Since discovering Yahoo Pipes a couple of months ago it has really been off my to-do-list. Whether I am progressing is debatable but there is a feeling that the bits are starting to form a shape, if not necessarily fitting together easily.
Following the news from the head of the stream I have been playing with Pipes to create an effective monitoring capacity, with some success. On the face of it it seems simple enough but the truth seems a little less clear. There are a selection of examples other have put together and as the general instructions are not so good it seems best to reverse engineer one of these.

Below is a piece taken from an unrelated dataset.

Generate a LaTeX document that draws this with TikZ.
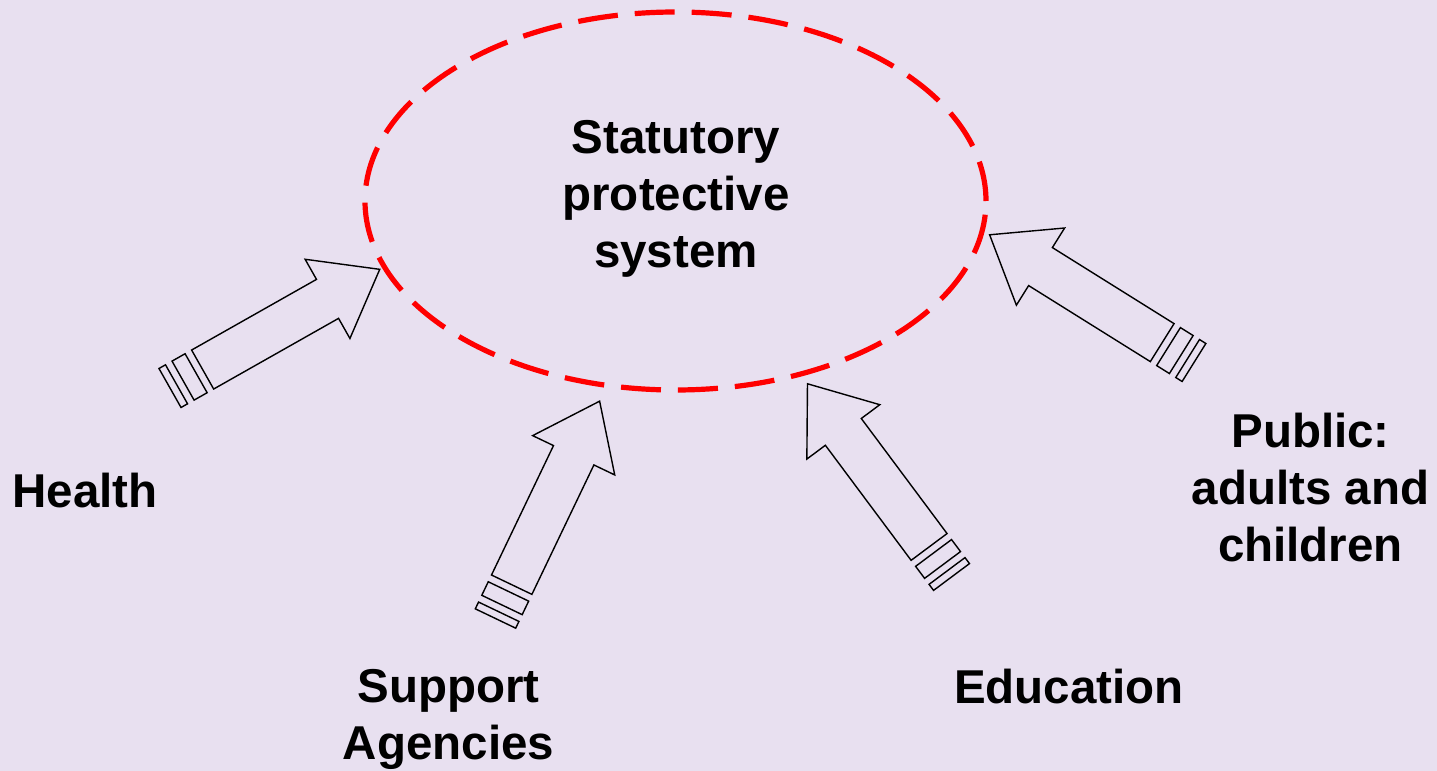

In a future post I am planning to concentrate on one of the Pipe apps, Open Calais semantic tagging tool. Its a brilliant concept and with time I am determined to make use of it.
The other element I want to use is a Google Docs spreadsheet, which I understand can receive RSS feeds. Going right to the end of the ‘food-chain’ I also need some sort of admin. This might need to be custom derived using something like PHP / MySQL or Drupal(all about which I know very little).
The one thing I am determined to do is blog about the experience as these new tools and are all free and very current I hope it will useful information.
Thomas Tague says
Michael:
Tom Tague from Calais here.
First – Great! We love it when people think up ways to experiment with getting end user value out of Calais. Best of luck in your experiments.
Second – you are going to find some limitations with the Pipes implementation of Calais. Pipes is a great framework – but it puts some pretty onerous limits on how long a Pipes process can work. Basically – taking in a lengthy RSS feed requires that our Pipes connector go fetch the original content, run it through the Calais system and return the results to you. And Pipes does this serially for each item in the feed.
The net result is sometimes timeouts by Pipes – which can be frustrating.
If you want to do some high performance testing the best way is to hook up with a developer and use the Calais web service itself. This can easily handle many (many) thousands of transactions and give you results quite quickly.
As a back off position you may want to take a look at some of the other tools you can find in the Calais gallery at http://www.opencalais.com – in particular there are some batch submission tools that may do the trick for you.
Regards
Michael Blowers says
Thanks Tom, I am excited about what the Calais could do however I am also coming to terms with my limitations, particularly with programing. Hence, I have started a search for a local developer to help out.